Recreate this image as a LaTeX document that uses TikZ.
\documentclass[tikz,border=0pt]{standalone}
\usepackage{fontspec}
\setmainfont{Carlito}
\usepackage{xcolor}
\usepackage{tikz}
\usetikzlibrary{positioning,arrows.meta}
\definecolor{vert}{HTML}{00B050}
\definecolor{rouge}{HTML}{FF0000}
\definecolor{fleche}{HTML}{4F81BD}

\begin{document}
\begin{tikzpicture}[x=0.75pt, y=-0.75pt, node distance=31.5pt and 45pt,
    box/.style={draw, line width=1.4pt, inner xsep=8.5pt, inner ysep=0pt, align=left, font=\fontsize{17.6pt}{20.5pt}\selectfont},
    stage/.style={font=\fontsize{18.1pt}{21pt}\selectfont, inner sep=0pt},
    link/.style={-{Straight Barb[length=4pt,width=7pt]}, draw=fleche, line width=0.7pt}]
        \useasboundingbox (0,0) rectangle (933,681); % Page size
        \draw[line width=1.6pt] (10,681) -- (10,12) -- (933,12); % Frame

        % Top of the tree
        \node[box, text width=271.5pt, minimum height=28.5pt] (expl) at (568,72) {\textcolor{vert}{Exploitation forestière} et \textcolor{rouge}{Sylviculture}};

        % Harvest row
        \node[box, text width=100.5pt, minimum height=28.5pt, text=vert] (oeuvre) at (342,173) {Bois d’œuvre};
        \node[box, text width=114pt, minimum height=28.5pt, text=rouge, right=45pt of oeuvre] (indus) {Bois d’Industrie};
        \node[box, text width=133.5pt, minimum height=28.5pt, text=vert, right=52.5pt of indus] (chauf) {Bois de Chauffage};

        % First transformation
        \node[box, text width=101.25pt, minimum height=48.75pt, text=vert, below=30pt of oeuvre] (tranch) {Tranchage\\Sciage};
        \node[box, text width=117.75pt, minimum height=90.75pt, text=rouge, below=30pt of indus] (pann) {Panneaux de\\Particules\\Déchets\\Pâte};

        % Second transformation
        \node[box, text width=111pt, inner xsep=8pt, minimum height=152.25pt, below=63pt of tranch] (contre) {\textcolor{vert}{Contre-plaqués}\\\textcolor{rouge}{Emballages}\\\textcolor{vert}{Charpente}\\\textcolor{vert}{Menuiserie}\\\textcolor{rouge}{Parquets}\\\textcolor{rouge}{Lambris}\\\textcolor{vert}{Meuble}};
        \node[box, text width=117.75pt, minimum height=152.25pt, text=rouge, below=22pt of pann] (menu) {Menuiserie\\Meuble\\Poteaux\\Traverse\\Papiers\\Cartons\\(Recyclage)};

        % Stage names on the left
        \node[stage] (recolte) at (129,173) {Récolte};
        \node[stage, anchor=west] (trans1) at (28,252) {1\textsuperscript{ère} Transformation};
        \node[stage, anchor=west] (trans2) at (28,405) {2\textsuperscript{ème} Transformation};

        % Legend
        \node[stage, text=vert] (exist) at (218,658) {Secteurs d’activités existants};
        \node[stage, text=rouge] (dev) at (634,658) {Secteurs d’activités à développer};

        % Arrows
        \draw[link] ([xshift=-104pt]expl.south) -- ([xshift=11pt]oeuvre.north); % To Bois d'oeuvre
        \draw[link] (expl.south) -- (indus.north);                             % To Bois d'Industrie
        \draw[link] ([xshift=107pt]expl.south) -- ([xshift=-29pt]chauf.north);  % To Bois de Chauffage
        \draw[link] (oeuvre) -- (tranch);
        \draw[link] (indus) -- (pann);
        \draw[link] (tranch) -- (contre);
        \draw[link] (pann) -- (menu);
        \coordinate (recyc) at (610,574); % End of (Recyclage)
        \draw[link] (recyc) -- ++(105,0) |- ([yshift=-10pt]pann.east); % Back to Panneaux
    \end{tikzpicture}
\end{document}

- - -

=== Aim of the exercise ===
Copy out the material word for word and line for line.

=== Complete output ===
Recreate this image as a LaTeX document that uses TikZ.
\documentclass[tikz,border=0pt]{standalone}
\usepackage{fontspec}
\setmainfont{Carlito}
\usepackage{xcolor}
\usepackage{tikz}
\usetikzlibrary{positioning,arrows.meta}
\definecolor{vert}{HTML}{00B050}
\definecolor{rouge}{HTML}{FF0000}
\definecolor{fleche}{HTML}{4F81BD}

\begin{document}
\begin{tikzpicture}[x=0.75pt, y=-0.75pt, node distance=31.5pt and 45pt,
    box/.style={draw, line width=1.4pt, inner xsep=8.5pt, inner ysep=0pt, align=left, font=\fontsize{17.6pt}{20.5pt}\selectfont},
    stage/.style={font=\fontsize{18.1pt}{21pt}\selectfont, inner sep=0pt},
    link/.style={-{Straight Barb[length=4pt,width=7pt]}, draw=fleche, line width=0.7pt}]
        \useasboundingbox (0,0) rectangle (933,681); % Page size
        \draw[line width=1.6pt] (10,681) -- (10,12) -- (933,12); % Frame

        % Top of the tree
        \node[box, text width=271.5pt, minimum height=28.5pt] (expl) at (568,72) {\textcolor{vert}{Exploitation forestière} et \textcolor{rouge}{Sylviculture}};

        % Harvest row
        \node[box, text width=100.5pt, minimum height=28.5pt, text=vert] (oeuvre) at (342,173) {Bois d’œuvre};
        \node[box, text width=114pt, minimum height=28.5pt, text=rouge, right=45pt of oeuvre] (indus) {Bois d’Industrie};
        \node[box, text width=133.5pt, minimum height=28.5pt, text=vert, right=52.5pt of indus] (chauf) {Bois de Chauffage};

        % First transformation
        \node[box, text width=101.25pt, minimum height=48.75pt, text=vert, below=30pt of oeuvre] (tranch) {Tranchage\\Sciage};
        \node[box, text width=117.75pt, minimum height=90.75pt, text=rouge, below=30pt of indus] (pann) {Panneaux de\\Particules\\Déchets\\Pâte};

        % Second transformation
        \node[box, text width=111pt, inner xsep=8pt, minimum height=152.25pt, below=63pt of tranch] (contre) {\textcolor{vert}{Contre-plaqués}\\\textcolor{rouge}{Emballages}\\\textcolor{vert}{Charpente}\\\textcolor{vert}{Menuiserie}\\\textcolor{rouge}{Parquets}\\\textcolor{rouge}{Lambris}\\\textcolor{vert}{Meuble}};
        \node[box, text width=117.75pt, minimum height=152.25pt, text=rouge, below=22pt of pann] (menu) {Menuiserie\\Meuble\\Poteaux\\Traverse\\Papiers\\Cartons\\(Recyclage)};

        % Stage names on the left
        \node[stage] (recolte) at (129,173) {Récolte};
        \node[stage, anchor=west] (trans1) at (28,252) {1\textsuperscript{ère} Transformation};
        \node[stage, anchor=west] (trans2) at (28,405) {2\textsuperscript{ème} Transformation};

        % Legend
        \node[stage, text=vert] (exist) at (218,658) {Secteurs d’activités existants};
        \node[stage, text=rouge] (dev) at (634,658) {Secteurs d’activités à développer};

        % Arrows
        \draw[link] ([xshift=-104pt]expl.south) -- ([xshift=11pt]oeuvre.north); % To Bois d'oeuvre
        \draw[link] (expl.south) -- (indus.north);                             % To Bois d'Industrie
        \draw[link] ([xshift=107pt]expl.south) -- ([xshift=-29pt]chauf.north);  % To Bois de Chauffage
        \draw[link] (oeuvre) -- (tranch);
        \draw[link] (indus) -- (pann);
        \draw[link] (tranch) -- (contre);
        \draw[link] (pann) -- (menu);
        \coordinate (recyc) at (610,574); % End of (Recyclage)
        \draw[link] (recyc) -- ++(105,0) |- ([yshift=-10pt]pann.east); % Back to Panneaux
    \end{tikzpicture}
\end{document}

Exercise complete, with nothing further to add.